#### Given exercise:
Using the records that follow, reproduce exactly the lines starting at the line containing "Generate a Python" and ending at the line containing "W, H = 992, 338". Include both end lines and no pictures.

Raw records
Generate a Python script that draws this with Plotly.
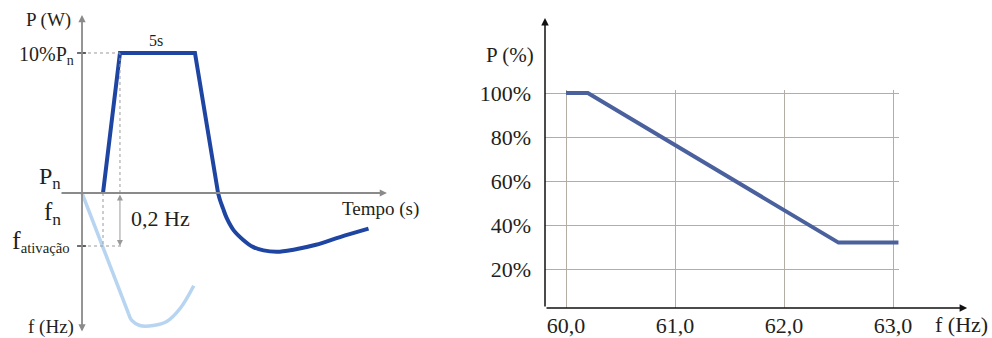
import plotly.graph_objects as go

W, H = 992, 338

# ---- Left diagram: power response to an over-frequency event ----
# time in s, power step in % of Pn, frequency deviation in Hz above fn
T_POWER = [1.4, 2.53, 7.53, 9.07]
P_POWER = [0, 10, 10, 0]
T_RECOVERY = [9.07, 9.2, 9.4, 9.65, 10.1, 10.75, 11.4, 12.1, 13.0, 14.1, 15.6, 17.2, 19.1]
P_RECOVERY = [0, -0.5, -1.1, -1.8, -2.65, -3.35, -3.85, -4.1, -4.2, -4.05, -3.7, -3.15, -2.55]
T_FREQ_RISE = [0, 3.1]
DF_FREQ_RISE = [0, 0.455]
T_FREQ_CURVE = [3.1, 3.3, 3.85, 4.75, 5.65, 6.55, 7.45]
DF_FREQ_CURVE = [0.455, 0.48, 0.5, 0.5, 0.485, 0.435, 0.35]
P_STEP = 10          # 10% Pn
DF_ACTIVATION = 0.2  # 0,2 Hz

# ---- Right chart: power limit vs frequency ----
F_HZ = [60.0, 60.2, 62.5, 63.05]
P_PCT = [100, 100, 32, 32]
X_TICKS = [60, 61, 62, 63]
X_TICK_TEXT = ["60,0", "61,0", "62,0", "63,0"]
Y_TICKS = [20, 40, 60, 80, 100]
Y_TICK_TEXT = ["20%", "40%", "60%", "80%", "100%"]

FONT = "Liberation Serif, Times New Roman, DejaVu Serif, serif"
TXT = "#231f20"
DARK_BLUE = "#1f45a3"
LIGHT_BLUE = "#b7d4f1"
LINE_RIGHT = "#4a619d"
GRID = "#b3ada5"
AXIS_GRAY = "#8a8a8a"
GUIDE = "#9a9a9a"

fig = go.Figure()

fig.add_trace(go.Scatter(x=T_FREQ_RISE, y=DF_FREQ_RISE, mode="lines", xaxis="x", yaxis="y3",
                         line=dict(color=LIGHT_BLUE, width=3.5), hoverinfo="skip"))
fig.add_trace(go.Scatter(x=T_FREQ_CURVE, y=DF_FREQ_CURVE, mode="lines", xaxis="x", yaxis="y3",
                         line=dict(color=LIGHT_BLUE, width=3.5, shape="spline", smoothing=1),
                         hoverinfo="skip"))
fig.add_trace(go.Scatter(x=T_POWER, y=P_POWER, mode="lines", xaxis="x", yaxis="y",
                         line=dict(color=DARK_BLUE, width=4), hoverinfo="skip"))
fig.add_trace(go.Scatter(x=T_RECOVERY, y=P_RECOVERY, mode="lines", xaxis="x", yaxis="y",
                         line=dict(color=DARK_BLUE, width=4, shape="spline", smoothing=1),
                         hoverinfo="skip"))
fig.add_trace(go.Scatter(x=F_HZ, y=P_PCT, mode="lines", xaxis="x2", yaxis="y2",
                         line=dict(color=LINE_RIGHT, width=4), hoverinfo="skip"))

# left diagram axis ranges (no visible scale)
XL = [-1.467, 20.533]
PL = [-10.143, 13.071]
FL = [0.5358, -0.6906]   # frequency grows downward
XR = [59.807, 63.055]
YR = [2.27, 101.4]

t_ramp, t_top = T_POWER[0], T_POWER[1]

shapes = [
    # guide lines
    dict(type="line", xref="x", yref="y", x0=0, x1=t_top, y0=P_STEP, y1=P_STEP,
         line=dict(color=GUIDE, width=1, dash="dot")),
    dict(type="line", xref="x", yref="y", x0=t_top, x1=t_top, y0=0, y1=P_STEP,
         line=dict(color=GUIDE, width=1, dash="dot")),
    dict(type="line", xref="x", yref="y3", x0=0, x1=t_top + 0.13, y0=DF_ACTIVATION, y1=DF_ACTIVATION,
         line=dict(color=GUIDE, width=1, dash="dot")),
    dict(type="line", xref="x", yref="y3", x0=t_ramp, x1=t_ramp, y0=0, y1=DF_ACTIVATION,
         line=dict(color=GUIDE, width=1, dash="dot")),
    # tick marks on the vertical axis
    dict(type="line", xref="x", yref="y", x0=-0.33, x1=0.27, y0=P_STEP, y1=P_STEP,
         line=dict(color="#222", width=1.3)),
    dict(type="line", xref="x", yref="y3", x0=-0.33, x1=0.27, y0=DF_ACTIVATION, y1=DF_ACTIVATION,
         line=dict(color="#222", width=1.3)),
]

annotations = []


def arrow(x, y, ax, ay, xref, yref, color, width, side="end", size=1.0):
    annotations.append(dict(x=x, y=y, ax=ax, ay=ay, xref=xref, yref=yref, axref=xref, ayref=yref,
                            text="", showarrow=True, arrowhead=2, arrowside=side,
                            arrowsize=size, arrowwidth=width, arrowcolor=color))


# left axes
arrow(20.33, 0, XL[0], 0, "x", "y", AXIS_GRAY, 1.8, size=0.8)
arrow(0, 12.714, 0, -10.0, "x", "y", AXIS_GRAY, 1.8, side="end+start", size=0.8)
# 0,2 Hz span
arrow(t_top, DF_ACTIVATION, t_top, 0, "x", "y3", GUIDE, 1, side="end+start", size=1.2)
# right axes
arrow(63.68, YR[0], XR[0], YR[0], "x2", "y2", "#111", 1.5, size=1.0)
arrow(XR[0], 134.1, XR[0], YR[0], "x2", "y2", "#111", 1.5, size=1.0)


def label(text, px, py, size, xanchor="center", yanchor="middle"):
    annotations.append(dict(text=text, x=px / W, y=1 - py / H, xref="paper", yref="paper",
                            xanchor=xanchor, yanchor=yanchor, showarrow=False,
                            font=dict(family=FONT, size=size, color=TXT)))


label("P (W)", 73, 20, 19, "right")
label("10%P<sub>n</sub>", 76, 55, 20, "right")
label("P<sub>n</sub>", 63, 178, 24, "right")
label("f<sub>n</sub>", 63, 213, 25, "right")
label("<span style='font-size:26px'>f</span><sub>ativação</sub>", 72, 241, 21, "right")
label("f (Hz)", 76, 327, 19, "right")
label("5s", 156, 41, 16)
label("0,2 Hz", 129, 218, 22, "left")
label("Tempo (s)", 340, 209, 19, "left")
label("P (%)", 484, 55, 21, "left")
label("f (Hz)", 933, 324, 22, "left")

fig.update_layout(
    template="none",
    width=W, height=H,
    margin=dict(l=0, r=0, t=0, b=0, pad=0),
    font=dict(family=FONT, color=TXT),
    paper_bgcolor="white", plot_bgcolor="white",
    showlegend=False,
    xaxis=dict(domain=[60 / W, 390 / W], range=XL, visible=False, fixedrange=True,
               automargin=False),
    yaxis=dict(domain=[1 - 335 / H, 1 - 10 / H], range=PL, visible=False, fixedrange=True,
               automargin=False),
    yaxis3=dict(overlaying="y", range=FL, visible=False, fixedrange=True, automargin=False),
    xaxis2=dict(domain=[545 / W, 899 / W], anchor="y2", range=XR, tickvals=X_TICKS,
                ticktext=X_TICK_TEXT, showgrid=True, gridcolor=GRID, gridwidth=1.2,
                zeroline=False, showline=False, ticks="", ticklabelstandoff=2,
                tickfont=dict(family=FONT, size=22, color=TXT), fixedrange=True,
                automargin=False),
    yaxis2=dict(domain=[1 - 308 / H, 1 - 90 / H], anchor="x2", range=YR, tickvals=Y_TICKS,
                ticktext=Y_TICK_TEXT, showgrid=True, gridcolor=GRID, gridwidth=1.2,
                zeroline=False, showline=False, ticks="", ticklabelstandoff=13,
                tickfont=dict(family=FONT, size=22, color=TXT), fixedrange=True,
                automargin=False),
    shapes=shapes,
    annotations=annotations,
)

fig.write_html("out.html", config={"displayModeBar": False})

--

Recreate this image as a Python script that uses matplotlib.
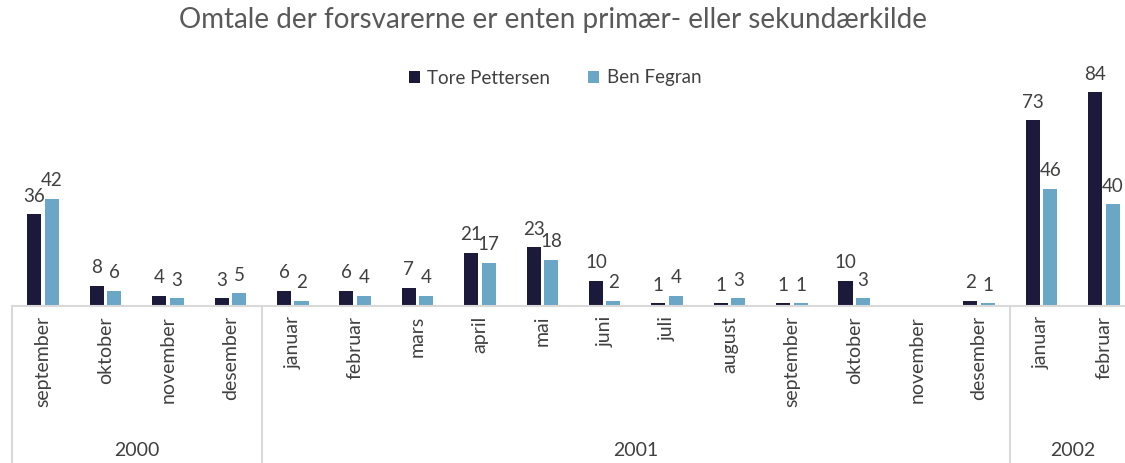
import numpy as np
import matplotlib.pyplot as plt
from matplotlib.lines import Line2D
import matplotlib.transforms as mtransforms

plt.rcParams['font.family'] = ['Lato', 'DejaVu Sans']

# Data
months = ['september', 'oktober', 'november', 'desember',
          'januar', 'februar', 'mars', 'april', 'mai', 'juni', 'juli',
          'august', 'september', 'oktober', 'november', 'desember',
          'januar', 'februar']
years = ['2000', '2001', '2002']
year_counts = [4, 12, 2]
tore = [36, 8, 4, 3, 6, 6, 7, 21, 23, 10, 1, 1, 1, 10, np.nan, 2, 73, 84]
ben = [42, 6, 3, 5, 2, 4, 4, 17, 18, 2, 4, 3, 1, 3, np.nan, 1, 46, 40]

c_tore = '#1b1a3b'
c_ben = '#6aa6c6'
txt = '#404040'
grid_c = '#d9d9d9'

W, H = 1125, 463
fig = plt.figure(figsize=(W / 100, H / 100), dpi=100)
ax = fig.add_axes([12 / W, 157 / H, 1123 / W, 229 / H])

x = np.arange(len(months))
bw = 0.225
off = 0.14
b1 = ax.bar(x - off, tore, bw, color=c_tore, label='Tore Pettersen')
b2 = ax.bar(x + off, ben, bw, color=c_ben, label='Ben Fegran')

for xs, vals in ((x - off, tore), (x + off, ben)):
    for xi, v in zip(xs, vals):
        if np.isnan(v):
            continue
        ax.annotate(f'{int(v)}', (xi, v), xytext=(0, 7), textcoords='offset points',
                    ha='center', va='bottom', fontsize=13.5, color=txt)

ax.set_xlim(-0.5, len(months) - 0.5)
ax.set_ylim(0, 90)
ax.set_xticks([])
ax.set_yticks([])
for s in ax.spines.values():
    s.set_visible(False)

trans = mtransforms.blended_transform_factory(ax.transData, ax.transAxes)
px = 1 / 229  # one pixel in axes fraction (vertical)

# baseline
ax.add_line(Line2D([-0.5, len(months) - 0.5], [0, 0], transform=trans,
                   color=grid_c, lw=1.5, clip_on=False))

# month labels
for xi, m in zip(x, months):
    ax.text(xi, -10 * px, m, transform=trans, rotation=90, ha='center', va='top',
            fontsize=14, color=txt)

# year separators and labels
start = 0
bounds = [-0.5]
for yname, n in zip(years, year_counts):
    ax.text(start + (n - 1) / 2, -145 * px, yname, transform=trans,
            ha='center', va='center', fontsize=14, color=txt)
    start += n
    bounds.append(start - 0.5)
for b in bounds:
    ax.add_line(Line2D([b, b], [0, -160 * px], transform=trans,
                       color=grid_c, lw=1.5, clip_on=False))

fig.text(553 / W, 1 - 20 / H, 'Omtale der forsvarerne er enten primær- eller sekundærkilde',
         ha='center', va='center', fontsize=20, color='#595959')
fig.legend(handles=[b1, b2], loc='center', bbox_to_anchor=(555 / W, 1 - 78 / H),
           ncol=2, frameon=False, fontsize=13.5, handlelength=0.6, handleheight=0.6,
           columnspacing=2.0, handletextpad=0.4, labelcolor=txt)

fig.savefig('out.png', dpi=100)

...

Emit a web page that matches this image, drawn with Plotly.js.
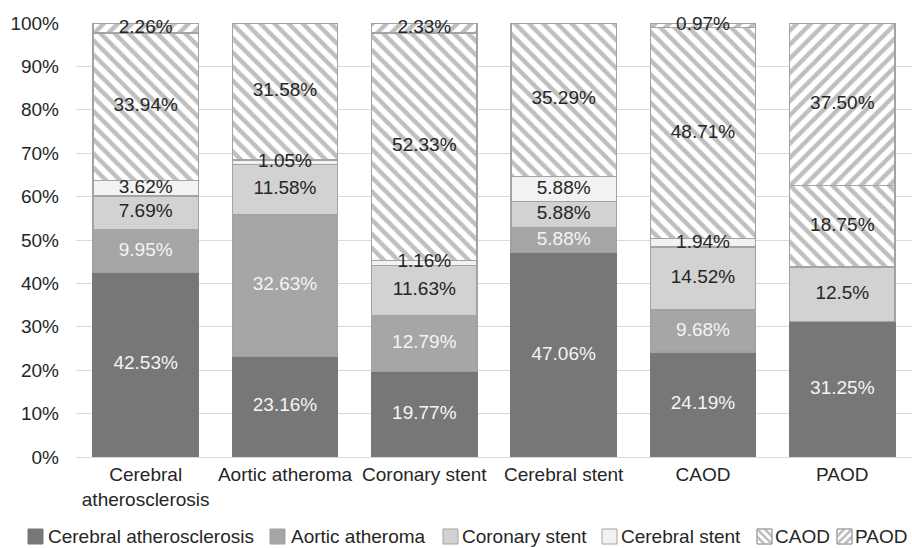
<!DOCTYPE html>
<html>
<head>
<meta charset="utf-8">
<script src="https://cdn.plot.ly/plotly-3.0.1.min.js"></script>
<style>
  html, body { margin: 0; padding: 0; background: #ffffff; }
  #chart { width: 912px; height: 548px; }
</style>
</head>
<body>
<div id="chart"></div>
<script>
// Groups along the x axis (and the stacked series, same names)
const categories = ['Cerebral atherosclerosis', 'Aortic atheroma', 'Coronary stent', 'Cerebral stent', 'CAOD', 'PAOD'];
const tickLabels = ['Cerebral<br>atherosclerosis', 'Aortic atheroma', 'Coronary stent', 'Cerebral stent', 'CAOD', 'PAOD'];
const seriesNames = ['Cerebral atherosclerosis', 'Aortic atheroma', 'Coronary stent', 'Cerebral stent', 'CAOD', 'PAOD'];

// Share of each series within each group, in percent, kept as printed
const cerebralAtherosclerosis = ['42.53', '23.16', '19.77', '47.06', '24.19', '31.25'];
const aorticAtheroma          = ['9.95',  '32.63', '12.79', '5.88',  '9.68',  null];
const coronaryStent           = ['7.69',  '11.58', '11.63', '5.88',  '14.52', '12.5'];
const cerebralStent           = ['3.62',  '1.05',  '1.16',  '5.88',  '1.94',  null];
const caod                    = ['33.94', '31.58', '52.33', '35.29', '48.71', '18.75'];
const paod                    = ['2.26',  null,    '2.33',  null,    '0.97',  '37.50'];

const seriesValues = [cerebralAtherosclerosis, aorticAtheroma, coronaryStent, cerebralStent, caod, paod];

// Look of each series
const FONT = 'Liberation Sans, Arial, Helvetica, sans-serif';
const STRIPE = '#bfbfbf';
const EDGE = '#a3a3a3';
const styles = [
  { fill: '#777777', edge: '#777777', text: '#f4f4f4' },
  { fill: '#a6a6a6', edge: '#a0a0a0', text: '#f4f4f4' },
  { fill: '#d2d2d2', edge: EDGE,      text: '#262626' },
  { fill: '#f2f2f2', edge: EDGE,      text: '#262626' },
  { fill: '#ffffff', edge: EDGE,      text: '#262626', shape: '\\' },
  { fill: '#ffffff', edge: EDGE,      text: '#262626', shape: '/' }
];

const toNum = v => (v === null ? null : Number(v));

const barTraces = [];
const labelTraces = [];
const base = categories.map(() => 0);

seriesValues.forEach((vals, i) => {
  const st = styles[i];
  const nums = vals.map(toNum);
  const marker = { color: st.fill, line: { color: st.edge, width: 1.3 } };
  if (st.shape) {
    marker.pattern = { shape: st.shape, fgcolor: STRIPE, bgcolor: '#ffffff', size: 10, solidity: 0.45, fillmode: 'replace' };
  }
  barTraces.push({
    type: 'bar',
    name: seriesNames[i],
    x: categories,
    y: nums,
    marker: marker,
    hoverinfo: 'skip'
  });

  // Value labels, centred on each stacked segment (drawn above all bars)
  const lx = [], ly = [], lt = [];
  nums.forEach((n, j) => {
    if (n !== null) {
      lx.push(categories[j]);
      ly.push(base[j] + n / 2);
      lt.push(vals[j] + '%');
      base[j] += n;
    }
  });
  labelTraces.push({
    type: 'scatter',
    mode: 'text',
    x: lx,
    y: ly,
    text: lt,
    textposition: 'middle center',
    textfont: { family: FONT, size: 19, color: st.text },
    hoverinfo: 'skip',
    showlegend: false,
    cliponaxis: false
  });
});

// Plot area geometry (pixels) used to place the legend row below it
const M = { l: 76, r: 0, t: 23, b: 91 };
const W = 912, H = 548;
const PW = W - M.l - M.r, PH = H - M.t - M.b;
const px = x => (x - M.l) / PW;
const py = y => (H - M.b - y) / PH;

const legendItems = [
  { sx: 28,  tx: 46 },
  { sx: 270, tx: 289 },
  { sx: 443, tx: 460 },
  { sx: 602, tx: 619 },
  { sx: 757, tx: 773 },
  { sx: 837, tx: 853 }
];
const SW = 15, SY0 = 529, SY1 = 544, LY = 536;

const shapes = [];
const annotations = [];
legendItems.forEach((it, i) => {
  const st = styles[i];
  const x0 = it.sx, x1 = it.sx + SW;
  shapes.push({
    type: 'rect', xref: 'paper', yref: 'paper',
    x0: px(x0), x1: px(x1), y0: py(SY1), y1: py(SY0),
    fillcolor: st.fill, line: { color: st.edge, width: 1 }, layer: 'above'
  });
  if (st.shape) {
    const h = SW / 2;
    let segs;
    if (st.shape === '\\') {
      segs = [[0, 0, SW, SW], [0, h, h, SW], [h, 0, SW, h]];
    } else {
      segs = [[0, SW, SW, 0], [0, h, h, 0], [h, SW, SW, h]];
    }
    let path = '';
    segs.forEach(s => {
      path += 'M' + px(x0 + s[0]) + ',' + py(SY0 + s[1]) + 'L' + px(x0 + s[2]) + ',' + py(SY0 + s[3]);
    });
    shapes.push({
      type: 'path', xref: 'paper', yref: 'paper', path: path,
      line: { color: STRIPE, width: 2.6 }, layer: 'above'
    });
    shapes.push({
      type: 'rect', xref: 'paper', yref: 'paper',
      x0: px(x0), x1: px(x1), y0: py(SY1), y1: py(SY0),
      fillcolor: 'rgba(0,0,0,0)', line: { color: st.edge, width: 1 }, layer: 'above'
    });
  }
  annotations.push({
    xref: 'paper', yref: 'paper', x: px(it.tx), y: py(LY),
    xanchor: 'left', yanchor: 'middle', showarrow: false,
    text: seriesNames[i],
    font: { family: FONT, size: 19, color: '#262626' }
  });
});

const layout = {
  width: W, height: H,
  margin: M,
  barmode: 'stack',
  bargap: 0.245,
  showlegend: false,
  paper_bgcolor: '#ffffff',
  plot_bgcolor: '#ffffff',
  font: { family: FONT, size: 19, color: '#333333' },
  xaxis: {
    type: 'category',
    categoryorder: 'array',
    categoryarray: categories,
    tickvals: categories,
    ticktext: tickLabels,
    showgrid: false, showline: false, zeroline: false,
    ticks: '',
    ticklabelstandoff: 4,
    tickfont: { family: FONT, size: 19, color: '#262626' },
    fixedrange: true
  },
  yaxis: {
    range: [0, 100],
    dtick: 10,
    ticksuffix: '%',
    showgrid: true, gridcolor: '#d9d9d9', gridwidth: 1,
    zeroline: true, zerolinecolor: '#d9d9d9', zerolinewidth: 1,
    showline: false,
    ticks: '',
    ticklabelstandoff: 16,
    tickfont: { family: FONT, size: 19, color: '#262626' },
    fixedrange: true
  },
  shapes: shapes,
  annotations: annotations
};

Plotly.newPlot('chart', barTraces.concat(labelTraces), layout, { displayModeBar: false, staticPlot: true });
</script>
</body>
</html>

#### Complete answer:
Generate a Python script that draws this with Plotly.
import plotly.graph_objects as go

W, H = 992, 338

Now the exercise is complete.